ENGLISH IN SCHOOLS/KISWAHILI
- English is used as a medium of instruction in secondary schools and higher learning institutions.
- Kiswahili is used as medium of instruction in primary schools(except in English medium schools)
There is a debate as to whether English should continue with the status it has or be replaced by Kiswahili.
FOR THOSE WHO ARE IN FAVOUR OF ENGLISH ARGUE THAT;
- English is an international communication medium which enables us to have access to science and technology.
- English is well researched and documented as compared to Kiswahili.
- Kiswahili lacks necessary words in terminologies; e.g. law books, science books etc
- There is no enough capital to meet the cost of transition i.e. from English to Kiswahili.
- Employment of foreign teachers would be easier without training them in Kiswahili.
- English is every one’s property today. It is no longer a colonial language.
- It is spoken in different parts of the world. So there is no justification for equating English with colonialism.

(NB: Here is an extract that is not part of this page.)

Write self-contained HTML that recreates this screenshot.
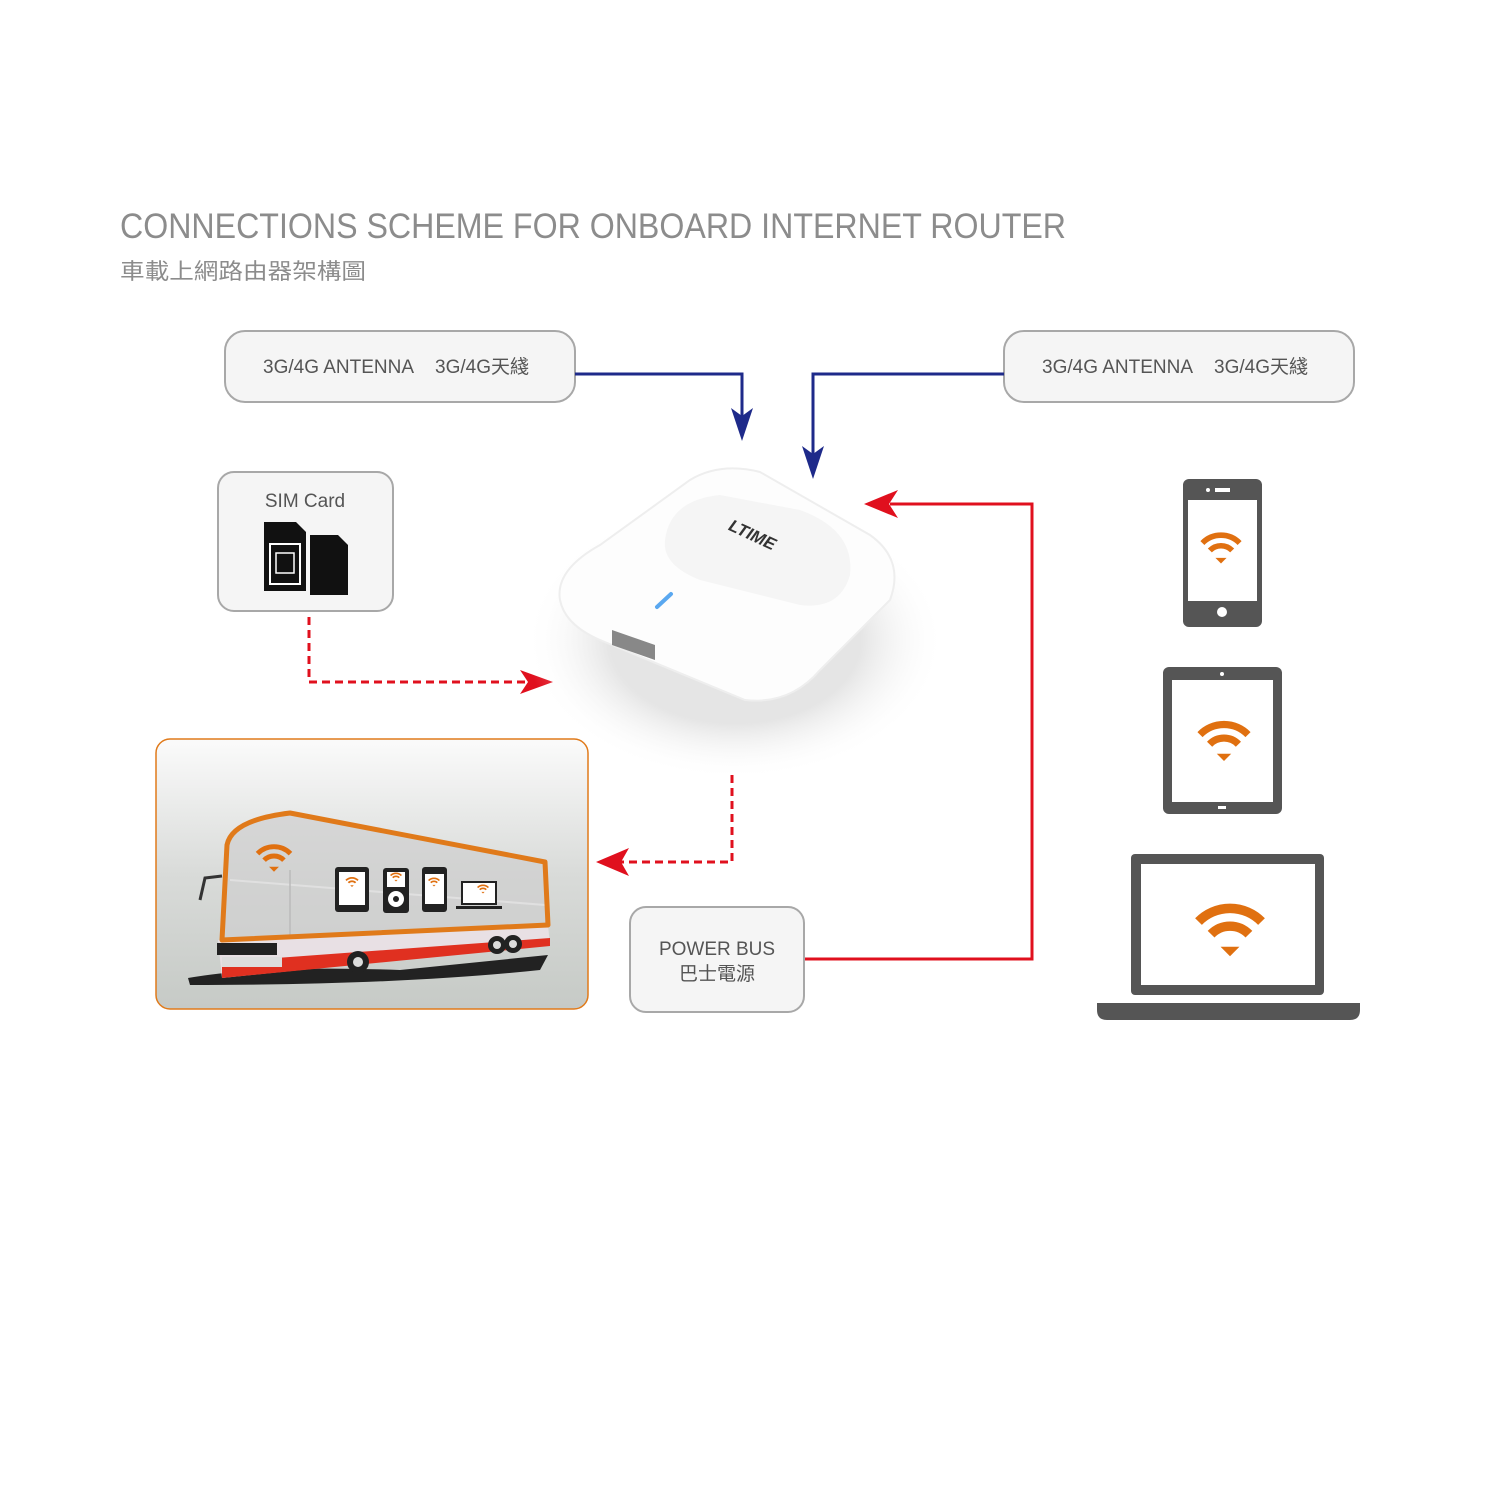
<!DOCTYPE html>
<html><head><meta charset="utf-8"><style>
html,body{margin:0;padding:0;background:#fff}
svg{display:block}
text{font-family:"Liberation Sans","Noto Sans CJK TC",sans-serif}
</style></head><body>
<svg width="1500" height="1499" viewBox="0 0 1500 1499" xmlns="http://www.w3.org/2000/svg">
<defs>
<linearGradient id="bg" x1="0" y1="0" x2="0" y2="1">
<stop offset="0" stop-color="#fbfbfb"/><stop offset="0.5" stop-color="#d9dbd9"/><stop offset="1" stop-color="#c6cac6"/></linearGradient>
<radialGradient id="sh" cx="0.5" cy="0.5" r="0.5"><stop offset="0.6" stop-color="#d4d4d4" stop-opacity="0.6"/><stop offset="1" stop-color="#fff" stop-opacity="0"/></radialGradient>
<g id="wifi"><path d="M-30,-8 A42,42 0 0 1 30,-8" fill="none" stroke="#e07010" stroke-width="9"/><path d="M-18,4 A25,25 0 0 1 18,4" fill="none" stroke="#e07010" stroke-width="9"/><path d="M-9,16 L0,25 L9,16 Z" fill="#e07010"/></g>
</defs>
<text x="120" y="238" font-size="35" fill="#8c8c8c" textLength="946" lengthAdjust="spacingAndGlyphs">CONNECTIONS SCHEME FOR ONBOARD INTERNET ROUTER</text>
<text x="120" y="279" font-size="22" fill="#8c8c8c" textLength="246" lengthAdjust="spacingAndGlyphs">車載上網路由器架構圖</text>

<rect x="225" y="331" width="350" height="71" rx="20" fill="#f5f5f5" stroke="#a8a8a8" stroke-width="2"/>
<text x="263" y="373" font-size="19" fill="#555">3G/4G ANTENNA</text><text x="435" y="373" font-size="19" fill="#555">3G/4G天綫</text>
<rect x="1004" y="331" width="350" height="71" rx="20" fill="#f5f5f5" stroke="#a8a8a8" stroke-width="2"/>
<text x="1042" y="373" font-size="19" fill="#555">3G/4G ANTENNA</text><text x="1214" y="373" font-size="19" fill="#555">3G/4G天綫</text>

<polyline points="575,374 742,374 742,418" fill="none" stroke="#1e2a8a" stroke-width="3"/>
<path d="M731,408 L742,441 L753,408 L742,416 Z" fill="#1e2a8a"/>
<polyline points="1004,374 813,374 813,455" fill="none" stroke="#1e2a8a" stroke-width="3"/>
<path d="M802,446 L813,479 L824,446 L813,454 Z" fill="#1e2a8a"/>

<rect x="218" y="472" width="175" height="139" rx="16" fill="#f5f5f5" stroke="#a8a8a8" stroke-width="2"/>
<text x="305" y="507" font-size="19" fill="#555" text-anchor="middle">SIM Card</text>
<path d="M264,522 h32 l10,10 v59 h-42 z" fill="#111"/>
<rect x="270" y="544" width="30" height="40" fill="none" stroke="#fff" stroke-width="2"/>
<rect x="276" y="553" width="18" height="20" fill="none" stroke="#fff" stroke-width="1.5"/>
<path d="M310,535 h28 l10,10 v50 h-38 z" fill="#111"/>

<polyline points="309,617 309,682 530,682" fill="none" stroke="#e0101e" stroke-width="3" stroke-dasharray="8,5"/>
<path d="M520,670 L553,682 L520,694 L528,682 Z" fill="#e0101e"/>

<!-- router -->
<ellipse cx="735" cy="640" rx="210" ry="140" fill="url(#sh)"/>
<path d="M560,600 Q555,570 600,545 L690,480 Q720,462 760,472 L870,535 Q905,560 890,600 L820,670 Q790,705 745,700 L600,640 Q565,625 560,600 Z" fill="#fdfdfd" stroke="#eeeeee" stroke-width="2"/>
<path d="M665,540 Q670,500 720,495 L800,510 Q855,530 850,575 Q840,610 800,605 L700,580 Q662,565 665,540 Z" fill="#f5f5f5"/>
<text x="750" y="540" font-size="17" font-weight="bold" fill="#333" transform="rotate(25 750 540)" text-anchor="middle" font-style="italic">LTIME</text>
<line x1="657" y1="607" x2="671" y2="594" stroke="#5aa8f0" stroke-width="4" stroke-linecap="round"/>
<path d="M612,630 L655,645 L655,660 L612,645 Z" fill="#888"/>

<polyline points="805,959 1032,959 1032,504 890,504" fill="none" stroke="#e0101e" stroke-width="3"/>
<path d="M898,490 L864,504 L898,518 L889,504 Z" fill="#e0101e"/>

<polyline points="732,775 732,862 620,862" fill="none" stroke="#e0101e" stroke-width="3" stroke-dasharray="8,5"/>
<path d="M629,848 L596,862 L629,876 L621,862 Z" fill="#e0101e"/>

<rect x="630" y="907" width="174" height="105" rx="16" fill="#f5f5f5" stroke="#a8a8a8" stroke-width="2"/>
<text x="717" y="955" font-size="19" fill="#555" text-anchor="middle">POWER BUS</text>
<text x="717" y="980" font-size="19" fill="#555" text-anchor="middle">巴士電源</text>

<!-- bus panel -->
<rect x="156" y="739" width="432" height="270" rx="14" fill="url(#bg)" stroke="#e07a1a" stroke-width="1.5"/>
<path d="M188,978 Q260,965 400,970 L548,955 L540,970 Q400,985 190,985 Z" fill="#222"/>
<!-- lower body -->
<path d="M218,940 L548,925 L550,945 L400,960 L222,978 Z" fill="#e8e0e4"/>
<path d="M222,962 L550,938 L550,946 L222,978 Z" fill="#e03020"/>
<rect x="217" y="943" width="60" height="12" fill="#222"/>
<rect x="222" y="957" width="60" height="10" fill="#ddd"/>
<!-- upper glass -->
<path d="M222,940 L227,845 Q232,820 290,813 L545,862 L548,925 Z" fill="#cfcfcf" fill-opacity="0.7"/>
<line x1="230" y1="880" x2="545" y2="905" stroke="#e0e0e0" stroke-width="2"/>
<line x1="290" y1="870" x2="290" y2="935" stroke="#bbb" stroke-width="1.5"/>
<path d="M222,940 L227,845 Q232,820 290,813 L545,862 L548,925 Z" fill="none" stroke="#e07a1a" stroke-width="5" stroke-linejoin="round"/>
<circle cx="358" cy="962" r="11" fill="#222"/><circle cx="358" cy="962" r="5" fill="#ddd"/>
<circle cx="497" cy="945" r="9" fill="#222"/><circle cx="497" cy="945" r="4" fill="#ddd"/>
<circle cx="513" cy="944" r="9" fill="#222"/><circle cx="513" cy="944" r="4" fill="#ddd"/>
<path d="M222,876 L205,878 L200,900" fill="none" stroke="#333" stroke-width="3"/>
<use href="#wifi" transform="translate(274,858) scale(0.55)"/>
<rect x="335" y="867" width="34" height="45" rx="3" fill="#222"/><rect x="339" y="872" width="26" height="33" fill="#fff"/>
<rect x="383" y="868" width="26" height="45" rx="3" fill="#222"/><rect x="387" y="872" width="18" height="15" fill="#fff"/><circle cx="396" cy="899" r="8" fill="#fff"/><circle cx="396" cy="899" r="3" fill="#222"/>
<rect x="422" y="867" width="25" height="45" rx="3" fill="#222"/><rect x="425" y="874" width="19" height="30" fill="#fff"/>
<rect x="461" y="881" width="36" height="24" fill="#222"/><rect x="463" y="883" width="32" height="20" fill="#fff"/><rect x="456" y="906" width="46" height="3" fill="#222"/>
<use href="#wifi" transform="translate(352,882) scale(0.2)"/><use href="#wifi" transform="translate(396,877) scale(0.18)"/><use href="#wifi" transform="translate(434,882) scale(0.18)"/><use href="#wifi" transform="translate(483,889) scale(0.18)"/>

<!-- devices -->
<rect x="1183" y="479" width="79" height="148" rx="6" fill="#555"/>
<rect x="1188" y="500" width="69" height="101" fill="#fff"/>
<rect x="1215" y="488" width="15" height="4" fill="#fff"/><circle cx="1208" cy="490" r="2" fill="#fff"/>
<circle cx="1222" cy="612" r="5" fill="#fff"/>
<use href="#wifi" transform="translate(1221,548) scale(0.62)"/>

<rect x="1163" y="667" width="119" height="147" rx="6" fill="#555"/>
<rect x="1172" y="680" width="101" height="122" fill="#fff"/>
<circle cx="1222" cy="674" r="2" fill="#fff"/><rect x="1218" y="806" width="8" height="3" fill="#fff"/>
<use href="#wifi" transform="translate(1224,741) scale(0.8)"/>

<rect x="1131" y="854" width="193" height="141" rx="4" fill="#555"/>
<rect x="1141" y="864" width="174" height="121" fill="#fff"/>
<path d="M1097,1003 H1360 V1010 Q1360,1020 1350,1020 H1107 Q1097,1020 1097,1010 Z" fill="#555"/>
<use href="#wifi" transform="translate(1230,930) scale(1.05)"/>
</svg>
</body></html>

THOSE WHO ARE IN FAVOUR OF KISWAHILI ARGUE THAT:-
- English is a foreign language. Making student learn through a foreign language is like colonising their minds.
- Students learn better when they use the language they know well. making them continue learning through English which they do not know well, endangers education in Tanzania.
- Kiswahili is a language for African Identity. So we should teach using it to cherish our heritage.
- No language is endowed with scientific knowledge. Any language including Kiswahili can be the language of science and technology.
- Already teachers teach using code-switching. In Tanzania many teachers speak a lot of Kiswahili in the classrooms. So, we need to formalise the use of Kiswahili.
CODE-MIXING AND CODE SWITCHING.
- Code-mixing. Refers to mixing of codes (Languages) within the same sentences or utterance. Eg (i) Usiniforce tafadhali – Nikifika I will inform you.
- Code switching. Refers to shifting from one language to another. Eg.(i) sitaki kuongea maneno mengi. I mean I’m very tired. Usichelewe kurudi. Don’t come late please.
REASONS FOR CODE SWITCHING AND CODE MIXING.
- For emphatic reasons. E.g. Usinisogelee. I say go away!
- To explain something. For example in many secondary schools students discuss their subjects in Kiswahili and write in English.
- Prestige – to show off that you know other languages which are more prestigious.
- Lack of proficiency in one language.
- Laxity of a speaker/ competence. I.e. where both languages are known.
- To avoid offensive words or language.
- To exclude others from conversation.
Refers to switching from one language to another due to change of topic or participants. For example two people conduct conversation in Kihaya and later another person who does not understand Kihaya joins in. They will obvious switch to Kiswahili which is understood by all.